Claro que los Corintios sabrían que nuestros cuerpos son miembros de Cristo. Lo sabrían porque Pablo, desde que fundó la Iglesia en Corinto hasta que tuvo que ausentarse se lo habría predicado una y otra vez, porque es un tema esencial de su evangelio. Lo que ahora hace es iniciar la frase con un par de preguntas retóricas.
Cómo contrasta el «una sola carne» con el «un solo espíritu». El que se une al Señor se hace miembro de Cristo, un solo espíritu con Él. De aquí brota toda la moral paulina. Se trata de poner los medios para, libremente, sin dejarnos dominar por nada, estar cada día más unidos al Señor.
El Apóstol continúa revelándonos el misterio de nuestra dignidad de cristianos. Realmente esta página de la Carta es una página asombrosa.
¡Huid de la fornicación! Todo pecado que comete el hombre queda fuera de su cuerpo; mas el que fornica, peca contra su propio cuerpo. ¿O no sabéis que vuestro cuerpo es santuario del Espíritu Santo, que está en vosotros y habéis recibido de Dios, y que no os pertenecéis? ¡Habéis sido bien comprados! Glorificad, por tanto, a Dios en vuestro cuerpo.
Nuestro cuerpo es miembro de Cristo y es santuario del Espíritu Santo que hemos recibido de Dios; y porque el Espíritu Santo está en nosotros ya no nos pertenecemos.
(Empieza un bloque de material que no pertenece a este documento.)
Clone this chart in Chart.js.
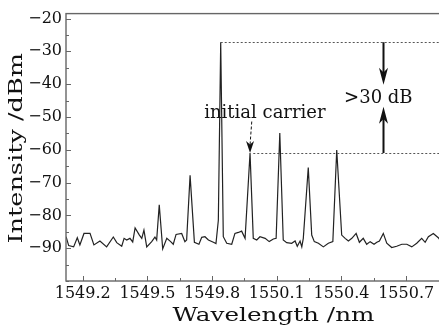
<!DOCTYPE html>
<html>
<head>
<meta charset="utf-8">
<script src="https://cdn.jsdelivr.net/npm/chart.js@4.4.1/dist/chart.umd.min.js"></script>
<style>
  html, body { margin: 0; padding: 0; background: #fff; overflow: hidden; }
  #wrap { width: 482px; height: 333px; }
</style>
</head>
<body>
<div id="wrap"><canvas id="spectrum" width="482" height="333"></canvas></div>
<script>
// spectrum (nm, dBm)
const wavelength = [
  1549.123, 1549.135, 1549.158, 1549.175, 1549.187, 1549.206, 1549.234, 1549.252, 1549.280, 1549.311,
  1549.342, 1549.358, 1549.381, 1549.392, 1549.404, 1549.419, 1549.432, 1549.443, 1549.463, 1549.474,
  1549.484, 1549.497, 1549.520, 1549.535, 1549.543, 1549.555, 1549.571, 1549.590, 1549.608, 1549.620,
  1549.633, 1549.659, 1549.674, 1549.682, 1549.698, 1549.718, 1549.739, 1549.752, 1549.767, 1549.783,
  1549.806, 1549.818, 1549.829, 1549.840, 1549.852, 1549.868, 1549.891, 1549.906, 1549.922, 1549.937,
  1549.953, 1549.976, 1549.991, 1550.007, 1550.022, 1550.046, 1550.065, 1550.084, 1550.097, 1550.114,
  1550.130, 1550.146, 1550.169, 1550.185, 1550.195, 1550.208, 1550.216, 1550.223, 1550.246, 1550.262,
  1550.274, 1550.293, 1550.316, 1550.339, 1550.360, 1550.378, 1550.401, 1550.417, 1550.432, 1550.448,
  1550.468, 1550.483, 1550.501, 1550.517, 1550.533, 1550.551, 1550.564, 1550.576, 1550.594, 1550.610,
  1550.633, 1550.656, 1550.680, 1550.703, 1550.726, 1550.749, 1550.772, 1550.788, 1550.803, 1550.826,
  1550.849, 1550.862
];
const power = [
  -86.5, -89.2, -89.6, -86.8, -89.0, -85.5, -85.5, -89.0, -87.8, -89.6,
  -86.6, -88.3, -89.4, -87.0, -87.5, -87.0, -88.1, -83.8, -86.0, -87.0,
  -84.5, -89.6, -88.0, -86.6, -87.5, -76.8, -90.2, -87.0, -88.0, -88.8,
  -85.8, -85.5, -88.0, -87.5, -67.8, -88.2, -88.8, -86.7, -86.5, -87.5,
  -88.2, -88.6, -81.5, -27.2, -86.5, -88.5, -88.8, -85.5, -85.2, -84.8,
  -87.0, -61.0, -87.0, -87.5, -86.5, -87.0, -88.0, -87.2, -87.0, -54.9,
  -87.5, -88.3, -88.5, -87.8, -89.4, -87.8, -89.6, -87.0, -65.4, -86.0,
  -88.0, -88.5, -89.6, -88.5, -88.0, -60.1, -86.0, -87.0, -87.8, -87.0,
  -85.5, -88.2, -87.0, -88.8, -88.0, -88.8, -88.2, -87.8, -85.5, -88.5,
  -89.8, -89.4, -88.8, -88.8, -89.6, -88.5, -87.0, -88.2, -86.5, -85.5,
  -86.8, -88.0
];
const xTickLabels = ['1549.2', '1549.5', '1549.8', '1550.1', '1550.4', '1550.7'];
const yTickLabels = [-20, -30, -40, -50, -60, -70, -80, -90];
const xTitle = 'Wavelength /nm';
const yTitle = 'Intensity /dBm';

// annotation anchors, in data units
const carrierPeak = [1549.840, -27.2];
const sideLevel = [1549.991, -61.0];
const gapArrowX = 1550.594;
const gapTips = [-40.2, -46.9];
const gapLabel = [1550.571, -45.9];
const carrierLabel = [1550.045, -50.4];
const carrierArrow = [[1549.984, -51.4], [1549.976, -61.0]];

const serif = 'DejaVu Serif';

function arrowHead(ctx, x, y, dir, len, half) {
  ctx.beginPath();
  ctx.moveTo(x, y);
  ctx.lineTo(x - half, y - dir * len);
  ctx.lineTo(x, y - dir * len * 0.72);
  ctx.lineTo(x + half, y - dir * len);
  ctx.closePath();
  ctx.fill();
}

const frameTicks = {
  id: 'frameTicks',
  afterDraw(chart) {
    const { ctx, chartArea: a, scales: { x, y } } = chart;
    ctx.save();
    ctx.strokeStyle = '#666';
    ctx.lineWidth = 1.4;
    ctx.strokeRect(a.left, a.top, a.right - a.left, a.bottom - a.top);
    ctx.lineWidth = 1;
    ctx.beginPath();
    x.ticks.forEach(t => {
      const px = Math.round(x.getPixelForValue(t.value)) + 0.5;
      const len = t.label ? 5 : 3;
      ctx.moveTo(px, a.bottom);
      ctx.lineTo(px, a.bottom - len);
    });
    y.ticks.forEach(t => {
      const py = Math.round(y.getPixelForValue(t.value)) + 0.5;
      const len = t.label ? 5 : 3;
      ctx.moveTo(a.left, py);
      ctx.lineTo(a.left + len, py);
    });
    ctx.stroke();

    // axis titles, set wide like the source figure
    ctx.fillStyle = '#111';
    ctx.font = '18px "' + serif + '"';
    ctx.textAlign = 'center';
    ctx.textBaseline = 'alphabetic';
    ctx.save();
    ctx.translate((a.left + a.right) / 2, a.bottom + 40);
    ctx.scale(1.37, 1);
    ctx.fillText(xTitle, 0, 0);
    ctx.restore();
    ctx.save();
    ctx.translate(a.left - 44.3, (a.top + a.bottom) / 2 + 1);
    ctx.rotate(-Math.PI / 2);
    ctx.scale(1.42, 1);
    ctx.fillText(yTitle, 0, 0);
    ctx.restore();
    ctx.restore();
  }
};

const notes = {
  id: 'notes',
  afterDatasetsDraw(chart) {
    const { ctx, chartArea: a, scales: { x, y } } = chart;
    ctx.save();
    // dotted reference levels
    ctx.strokeStyle = '#555';
    ctx.lineWidth = 1;
    ctx.setLineDash([2, 2]);
    ctx.beginPath();
    ctx.moveTo(x.getPixelForValue(carrierPeak[0]), Math.round(y.getPixelForValue(carrierPeak[1])) + 0.5);
    ctx.lineTo(a.right, Math.round(y.getPixelForValue(carrierPeak[1])) + 0.5);
    ctx.moveTo(x.getPixelForValue(sideLevel[0]), Math.round(y.getPixelForValue(sideLevel[1])) + 0.5);
    ctx.lineTo(a.right, Math.round(y.getPixelForValue(sideLevel[1])) + 0.5);
    ctx.stroke();

    // dashed pointer to the initial carrier
    ctx.strokeStyle = '#111';
    ctx.fillStyle = '#111';
    ctx.setLineDash([3, 2]);
    const p0 = [x.getPixelForValue(carrierArrow[0][0]), y.getPixelForValue(carrierArrow[0][1])];
    const p1 = [x.getPixelForValue(carrierArrow[1][0]), y.getPixelForValue(carrierArrow[1][1])];
    ctx.beginPath();
    ctx.moveTo(p0[0], p0[1]);
    ctx.lineTo(p1[0], p1[1] - 8);
    ctx.stroke();
    ctx.setLineDash([]);
    arrowHead(ctx, p1[0], p1[1], 1, 12, 4);

    // >30 dB double arrow
    const ax = Math.round(x.getPixelForValue(gapArrowX)) + 0.5;
    ctx.lineWidth = 2;
    ctx.beginPath();
    ctx.moveTo(ax, y.getPixelForValue(carrierPeak[1]));
    ctx.lineTo(ax, y.getPixelForValue(gapTips[0]) - 8);
    ctx.moveTo(ax, y.getPixelForValue(sideLevel[1]));
    ctx.lineTo(ax, y.getPixelForValue(gapTips[1]) + 8);
    ctx.stroke();
    arrowHead(ctx, ax, y.getPixelForValue(gapTips[0]), 1, 17, 4.5);
    arrowHead(ctx, ax, y.getPixelForValue(gapTips[1]), -1, 17, 4.5);

    ctx.font = '18px "' + serif + '"';
    ctx.textAlign = 'center';
    ctx.textBaseline = 'alphabetic';
    ctx.fillText('>30 dB', x.getPixelForValue(gapLabel[0]), y.getPixelForValue(gapLabel[1]));
    ctx.fillText('initial carrier', x.getPixelForValue(carrierLabel[0]), y.getPixelForValue(carrierLabel[1]));
    ctx.restore();
  }
};

new Chart(document.getElementById('spectrum'), {
  type: 'line',
  data: {
    datasets: [{
      data: wavelength.map((w, i) => ({ x: w, y: power[i] })),
      borderColor: '#222',
      borderWidth: 1.2,
      pointRadius: 0,
      tension: 0
    }]
  },
  options: {
    responsive: false,
    animation: false,
    events: [],
    layout: { padding: { top: 11, right: 1, left: 0, bottom: 0 } },
    plugins: { legend: { display: false }, tooltip: { enabled: false } },
    scales: {
      x: {
        type: 'linear',
        min: 1549.1226,
        max: 1551.047,
        grid: { display: false, drawTicks: false },
        border: { display: false },
        afterFit: s => { s.height = 52; },
        ticks: {
          stepSize: 0.15,
          includeBounds: false,
          autoSkip: false,
          maxRotation: 0,
          padding: 3,
          color: '#111',
          font: { family: serif, size: 16 },
          callback: v => {
            const s = Number(v).toFixed(1);
            return (Math.round(v * 100) % 30 === 0 && xTickLabels.includes(s)) ? s : '';
          }
        },
        title: { display: false }
      },
      y: {
        min: -100,
        max: -18.5,
        grid: { display: false, drawTicks: false },
        border: { display: false },
        afterFit: s => { s.width = 66; },
        ticks: {
          stepSize: 5,
          includeBounds: false,
          autoSkip: false,
          padding: 4,
          color: '#111',
          font: { family: serif, size: 16 },
          callback: v => yTickLabels.includes(Math.round(v)) ? '\u2212' + Math.abs(Math.round(v)) : ''
        },
        title: { display: false }
      }
    }
  },
  plugins: [notes, frameTicks]
});
</script>
</body>
</html>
Hemos sido comprados por Cristo al precio de su Sangre.
De este misterio realmente asombroso de la relación de nuestros cuerpos con cada una de las tres Personas de la Santísima Trinidad, San Pablo saca dos conclusiones: una es la que abre este texto admirable: ¡Huid de la fornicación! huir, porque la fornicación solo se vence huyendo; la otra, entusiasmante, es la que cierra el texto y pone el colofón a todo lo que el Apóstol nos ha dicho: Glorificad, por tanto, a Dios en vuestro cuerpo. Qué asombroso que podamos dar gloria a Dios en nuestro cuerpo; cómo revela este misterio su dignidad; y como transforma nuestra relación con el cuerpo.
Con qué facilidad el Apóstol se eleva hasta el misterio de la Santísima Trinidad para iluminarlo todo con la luz de Dios. Y esta página ilumina también el misterio de la Asunción de la Madre de Jesús en cuerpo y alma a los Cielos. En Ella la Santísima Trinidad ya ha obrado plenamente; María ya participa plenamente de la Resurrección de su Hijo; y su cuerpo resplandece con la plenitud de la gracia de Dios.